NSW Premier Dominic Perrottet says he is pleased with a Fair Work Commission ruling on his government's spat with the rail union as the move succeeded in getting "more trains on the tracks".
His comments come as train services for Sydney commuters were reduced by about 40 per cent on Wednesday due to industrial action.
The NSW government lost its bid to block the protected action by the Rail, Tram and Bus Union (RTBU) during an interim hearing before the commission on Tuesday after negotiations with the union failed.
Further industrial action is also set to affect commuters on Friday.
The action was triggered by a long-running dispute over the safety of a fleet of Korean-built trains.
While the government has offered to spend $264 million to address the safety concerns, it has declined to formalise the agreement.
The premier said he was happy that the union "saw fit to put more trains on the tracks" after plans were shelved for more widespread industrial action.
"That was pleasing, to not inconvenience the people of our great state," he said.
The premier said services were operating at 50 per cent capacity and would be at 60 per cent on Thursday, when a full hearing on the dispute would take place.
Transport for NSW said the rail network would operate on a reduced timetable.
"The combined rail unions today made concessions to allow the operations of more trains than was originally planned to service the network," it said in a statement.
"Despite the union concessions, the rail network will still operate to a reduced level tomorrow given the number of other services that are unable to operate due to protected industrial action."
All rail lines were affected by industrial action on Wednesday, although the union said the impact would be minimal, with up to 20 trains sidelined.
It said services would be reduced by 30 per cent on Wednesday and Friday, and passengers would not be issued with fines.
"Rail workers have decided to put a stop to the NSW government taking money from people in the form of fines on public transport," RTBU secretary Alex Claassens said.

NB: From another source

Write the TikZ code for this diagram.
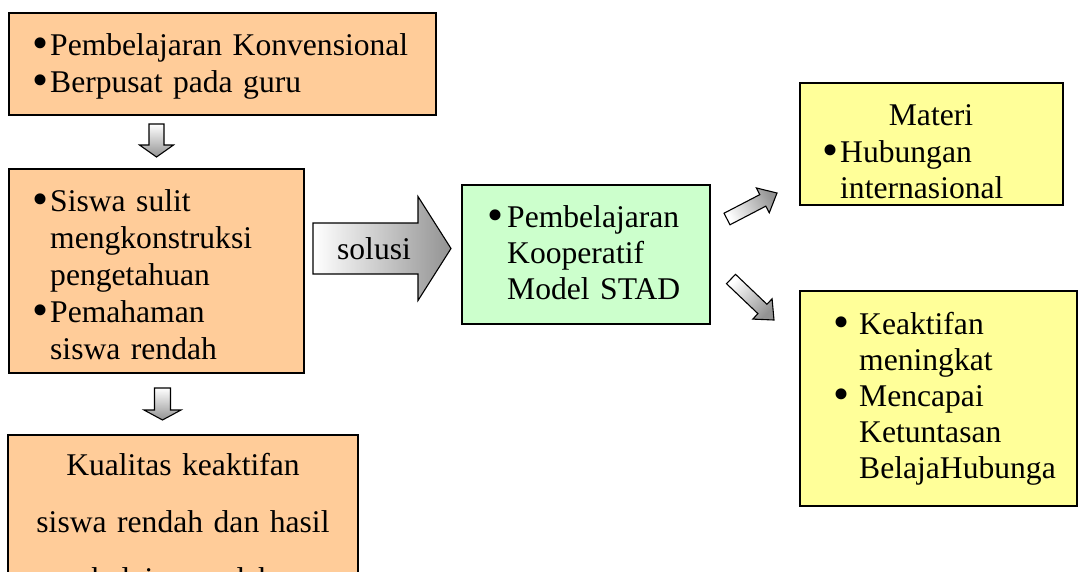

"This whole dispute is to ensure commuters get the safe trains they deserve. However, the NSW government's continued political game-playing means that we've been left with no choice."
NSW Labor leader Chris Minns repeated his calls for the industrial action to be called off and urged the government to formalise its agreement over the Korean-built fleet.
"Most people are obviously over this, and at this point the government needs to lock rail management and the unions in a room and no one can leave until it's resolved," Mr Minns told 2GB.